Now its a the evening before we leave for our wedding weekend in the woods and its been a wonderful day. Whereas just yesterday was one of the craziest, most stressful of days, today was calm, well organized, and as laid back as I am! I know its just the warm up to kickass weekend!
Thanks for this! Well said! I agree with Sunny – especially the part about people communicating badly – how true!
One thing I hate about weddings is “Planning”… My fiance is abroad at the moment we are having long-distance relationship, and we want to get married in 6 months so if we ever decide to make a big wedding it will be all thrown on my shoulders… That’s the main reason why wedding planning drives me crazy (in a bad way)
Great post. It’s a nice way to not deny your frustration, but to still try to work with others.
And btw, your “About” description is basically me… I will have to check out your pinterest boards 🙂
I love this I just had such a big blow up with y cousin who was going to be maid of honour until my fiance and I decided against the honour term because we wanted everyone to feel special. This was a great post.

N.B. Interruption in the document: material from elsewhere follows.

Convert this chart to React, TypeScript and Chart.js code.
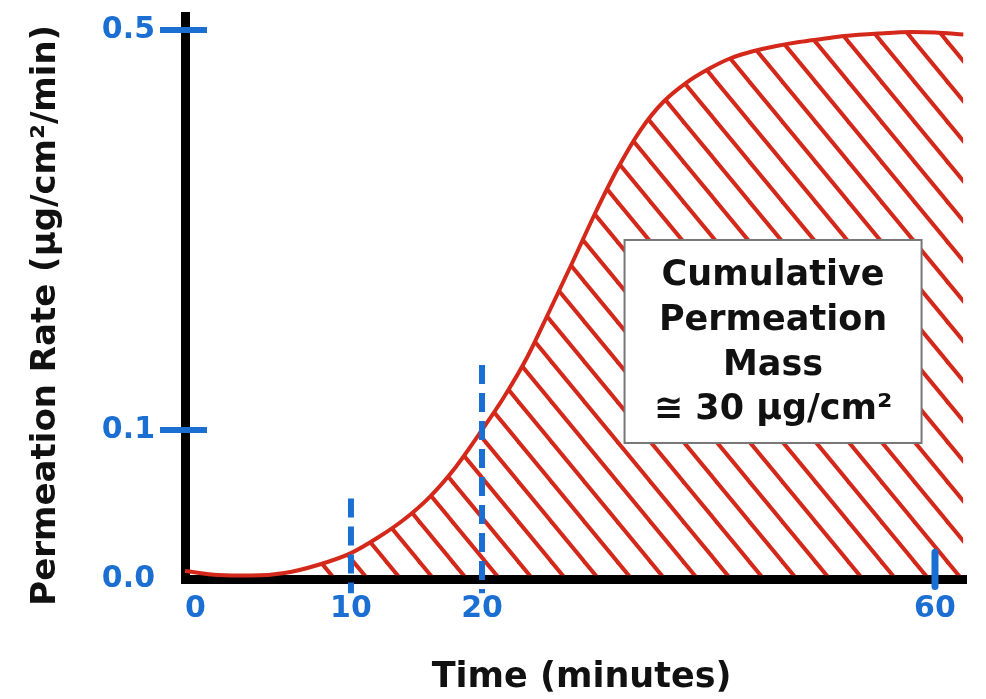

Aside from family drama, I have also experienced friend drama. I shrugged off advice from wedding web sites that suggested not to choose your attendants and guest list too early on. One of my friends warned me that people “get weird” and express strange emotions around weddings. It’s TRUE! Some friends I thought would be so happy and supportive have turned out to be the complete opposite, and others have really surprised me with the outpouring of their support and generously giving of their time and talent. You always hear that expression that in tough times, you find out who your friends really are. I think that goes for weddings, too. In one of the happiest times of your life, you’ll learn who’s really loving and supportive of you and who’s not. You might be shocked and surprised.
Thanks for this post, it’s given me a lot to think about — especially the part about “place of honor”. That’s something I’m having trouble with…my mother seems to expect certain things regarding our extended family, while my fiance’s family isn’t close and his grandparents have all passed away. It’s makes me feel uncomfortable to plan too much around my family — I feel like I’m excluding my fiance’s or drawing attention to the fact that they have a different relationship.
Totally off-topic, but is that photo from the Rally to Restore Sanity? That just immediately jumped into my mind when I saw it.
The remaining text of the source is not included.